** begin Data shown **

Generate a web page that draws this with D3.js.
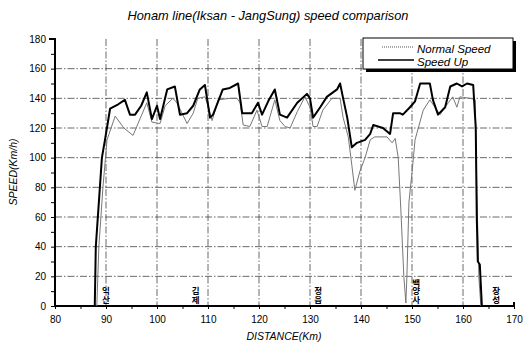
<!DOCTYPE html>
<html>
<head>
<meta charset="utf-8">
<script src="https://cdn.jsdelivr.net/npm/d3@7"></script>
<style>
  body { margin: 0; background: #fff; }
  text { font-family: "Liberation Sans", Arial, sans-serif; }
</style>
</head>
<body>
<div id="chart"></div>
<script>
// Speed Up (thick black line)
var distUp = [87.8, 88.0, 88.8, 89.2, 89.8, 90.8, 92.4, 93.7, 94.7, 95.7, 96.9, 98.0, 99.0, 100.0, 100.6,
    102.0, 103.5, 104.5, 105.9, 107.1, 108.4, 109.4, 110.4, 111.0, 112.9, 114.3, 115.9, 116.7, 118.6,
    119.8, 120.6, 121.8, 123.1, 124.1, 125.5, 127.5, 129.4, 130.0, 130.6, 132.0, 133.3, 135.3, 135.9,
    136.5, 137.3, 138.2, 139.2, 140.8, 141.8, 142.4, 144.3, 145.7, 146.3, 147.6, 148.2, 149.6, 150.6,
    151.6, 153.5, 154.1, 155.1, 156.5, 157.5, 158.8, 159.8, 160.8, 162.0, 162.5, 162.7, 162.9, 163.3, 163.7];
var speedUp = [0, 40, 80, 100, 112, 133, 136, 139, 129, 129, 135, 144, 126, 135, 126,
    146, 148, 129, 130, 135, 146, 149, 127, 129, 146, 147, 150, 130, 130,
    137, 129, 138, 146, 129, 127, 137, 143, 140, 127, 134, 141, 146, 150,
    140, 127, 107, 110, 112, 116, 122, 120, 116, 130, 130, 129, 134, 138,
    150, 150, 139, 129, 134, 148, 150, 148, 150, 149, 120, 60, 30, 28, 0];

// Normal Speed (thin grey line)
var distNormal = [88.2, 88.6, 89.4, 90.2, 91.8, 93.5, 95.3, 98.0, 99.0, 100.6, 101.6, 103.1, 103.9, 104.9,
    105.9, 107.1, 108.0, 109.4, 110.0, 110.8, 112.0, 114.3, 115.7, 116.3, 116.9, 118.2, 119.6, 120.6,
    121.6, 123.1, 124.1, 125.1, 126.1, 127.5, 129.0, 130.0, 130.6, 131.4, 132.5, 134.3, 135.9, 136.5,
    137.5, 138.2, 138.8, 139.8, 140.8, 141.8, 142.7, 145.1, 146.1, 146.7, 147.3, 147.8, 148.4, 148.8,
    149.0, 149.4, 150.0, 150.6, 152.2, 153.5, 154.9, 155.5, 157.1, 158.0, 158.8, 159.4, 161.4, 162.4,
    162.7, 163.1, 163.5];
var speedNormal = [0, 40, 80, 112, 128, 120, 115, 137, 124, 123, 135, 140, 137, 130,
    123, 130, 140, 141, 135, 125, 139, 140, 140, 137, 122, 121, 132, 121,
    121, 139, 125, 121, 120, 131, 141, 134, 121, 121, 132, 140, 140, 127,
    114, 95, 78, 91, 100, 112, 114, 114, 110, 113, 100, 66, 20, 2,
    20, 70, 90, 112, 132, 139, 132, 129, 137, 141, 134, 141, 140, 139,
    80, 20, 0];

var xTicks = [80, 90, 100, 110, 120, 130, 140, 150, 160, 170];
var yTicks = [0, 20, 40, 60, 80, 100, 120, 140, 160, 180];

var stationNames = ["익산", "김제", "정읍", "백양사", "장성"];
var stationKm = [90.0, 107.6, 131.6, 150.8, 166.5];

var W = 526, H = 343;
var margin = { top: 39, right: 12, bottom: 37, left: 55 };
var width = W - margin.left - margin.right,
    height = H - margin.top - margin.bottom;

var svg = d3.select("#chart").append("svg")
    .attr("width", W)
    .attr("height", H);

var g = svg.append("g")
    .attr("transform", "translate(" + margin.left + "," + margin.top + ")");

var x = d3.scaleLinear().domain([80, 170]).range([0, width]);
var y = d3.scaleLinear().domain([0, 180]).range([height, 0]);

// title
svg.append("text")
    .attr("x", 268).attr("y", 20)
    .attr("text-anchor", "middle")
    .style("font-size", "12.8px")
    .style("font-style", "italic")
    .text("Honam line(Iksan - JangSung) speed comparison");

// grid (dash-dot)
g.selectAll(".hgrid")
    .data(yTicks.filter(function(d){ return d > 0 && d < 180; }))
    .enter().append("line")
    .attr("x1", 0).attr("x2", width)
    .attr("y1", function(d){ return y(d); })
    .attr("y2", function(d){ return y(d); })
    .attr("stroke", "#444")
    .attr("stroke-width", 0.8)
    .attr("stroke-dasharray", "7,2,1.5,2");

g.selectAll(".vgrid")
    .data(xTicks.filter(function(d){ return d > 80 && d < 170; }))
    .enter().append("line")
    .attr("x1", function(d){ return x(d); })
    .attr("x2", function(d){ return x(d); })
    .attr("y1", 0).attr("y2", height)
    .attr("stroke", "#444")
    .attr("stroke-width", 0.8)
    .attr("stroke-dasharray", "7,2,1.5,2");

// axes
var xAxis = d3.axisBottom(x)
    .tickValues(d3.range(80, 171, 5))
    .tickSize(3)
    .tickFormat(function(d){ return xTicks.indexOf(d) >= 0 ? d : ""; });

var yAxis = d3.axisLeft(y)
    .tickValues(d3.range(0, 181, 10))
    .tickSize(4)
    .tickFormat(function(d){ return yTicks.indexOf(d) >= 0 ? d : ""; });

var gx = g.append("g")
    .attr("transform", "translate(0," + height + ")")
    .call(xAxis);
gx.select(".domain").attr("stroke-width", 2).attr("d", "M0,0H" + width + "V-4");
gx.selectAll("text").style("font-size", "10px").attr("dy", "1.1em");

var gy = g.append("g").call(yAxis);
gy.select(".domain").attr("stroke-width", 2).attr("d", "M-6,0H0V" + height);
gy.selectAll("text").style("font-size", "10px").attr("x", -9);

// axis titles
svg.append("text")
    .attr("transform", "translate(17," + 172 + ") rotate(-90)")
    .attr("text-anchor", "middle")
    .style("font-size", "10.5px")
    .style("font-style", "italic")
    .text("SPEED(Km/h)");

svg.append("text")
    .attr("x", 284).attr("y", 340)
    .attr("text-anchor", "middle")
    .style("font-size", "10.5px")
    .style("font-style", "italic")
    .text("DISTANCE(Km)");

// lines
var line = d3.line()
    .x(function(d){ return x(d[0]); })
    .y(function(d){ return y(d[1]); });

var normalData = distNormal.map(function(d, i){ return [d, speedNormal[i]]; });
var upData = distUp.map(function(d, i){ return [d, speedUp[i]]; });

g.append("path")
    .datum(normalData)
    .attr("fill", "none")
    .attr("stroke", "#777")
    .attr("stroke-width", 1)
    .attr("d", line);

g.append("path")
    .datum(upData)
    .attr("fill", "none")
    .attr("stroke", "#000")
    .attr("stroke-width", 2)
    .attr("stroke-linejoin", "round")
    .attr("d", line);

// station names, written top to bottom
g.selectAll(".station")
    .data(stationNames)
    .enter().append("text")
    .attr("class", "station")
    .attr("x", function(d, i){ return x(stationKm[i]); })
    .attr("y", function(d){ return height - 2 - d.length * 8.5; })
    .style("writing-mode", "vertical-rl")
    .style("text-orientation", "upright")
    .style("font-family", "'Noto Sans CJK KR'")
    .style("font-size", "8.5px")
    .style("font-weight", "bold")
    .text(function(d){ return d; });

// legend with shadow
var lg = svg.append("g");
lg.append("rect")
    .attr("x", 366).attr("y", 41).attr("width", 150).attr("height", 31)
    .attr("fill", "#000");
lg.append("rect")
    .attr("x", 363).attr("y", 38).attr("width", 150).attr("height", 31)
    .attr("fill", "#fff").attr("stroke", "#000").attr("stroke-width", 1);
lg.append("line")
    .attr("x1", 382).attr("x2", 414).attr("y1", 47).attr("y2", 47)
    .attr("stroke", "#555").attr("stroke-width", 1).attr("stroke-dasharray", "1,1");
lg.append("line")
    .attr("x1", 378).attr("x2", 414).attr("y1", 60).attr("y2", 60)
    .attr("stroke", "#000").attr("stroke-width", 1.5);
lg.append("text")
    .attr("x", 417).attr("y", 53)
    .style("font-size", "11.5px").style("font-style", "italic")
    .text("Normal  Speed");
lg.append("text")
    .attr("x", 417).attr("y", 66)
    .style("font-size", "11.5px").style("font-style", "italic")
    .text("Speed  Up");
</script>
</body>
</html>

** end Data shown **

### Task objective
Exactly as they appear, print the lines of the listing above from its first line through the line that contains "30, 28, 0];", minus the pictures.

### Reply
Generate a web page that draws this with D3.js.
<!DOCTYPE html>
<html>
<head>
<meta charset="utf-8">
<script src="https://cdn.jsdelivr.net/npm/d3@7"></script>
<style>
  body { margin: 0; background: #fff; }
  text { font-family: "Liberation Sans", Arial, sans-serif; }
</style>
</head>
<body>
<div id="chart"></div>
<script>
// Speed Up (thick black line)
var distUp = [87.8, 88.0, 88.8, 89.2, 89.8, 90.8, 92.4, 93.7, 94.7, 95.7, 96.9, 98.0, 99.0, 100.0, 100.6,
    102.0, 103.5, 104.5, 105.9, 107.1, 108.4, 109.4, 110.4, 111.0, 112.9, 114.3, 115.9, 116.7, 118.6,
    119.8, 120.6, 121.8, 123.1, 124.1, 125.5, 127.5, 129.4, 130.0, 130.6, 132.0, 133.3, 135.3, 135.9,
    136.5, 137.3, 138.2, 139.2, 140.8, 141.8, 142.4, 144.3, 145.7, 146.3, 147.6, 148.2, 149.6, 150.6,
    151.6, 153.5, 154.1, 155.1, 156.5, 157.5, 158.8, 159.8, 160.8, 162.0, 162.5, 162.7, 162.9, 163.3, 163.7];
var speedUp = [0, 40, 80, 100, 112, 133, 136, 139, 129, 129, 135, 144, 126, 135, 126,
    146, 148, 129, 130, 135, 146, 149, 127, 129, 146, 147, 150, 130, 130,
    137, 129, 138, 146, 129, 127, 137, 143, 140, 127, 134, 141, 146, 150,
    140, 127, 107, 110, 112, 116, 122, 120, 116, 130, 130, 129, 134, 138,
    150, 150, 139, 129, 134, 148, 150, 148, 150, 149, 120, 60, 30, 28, 0];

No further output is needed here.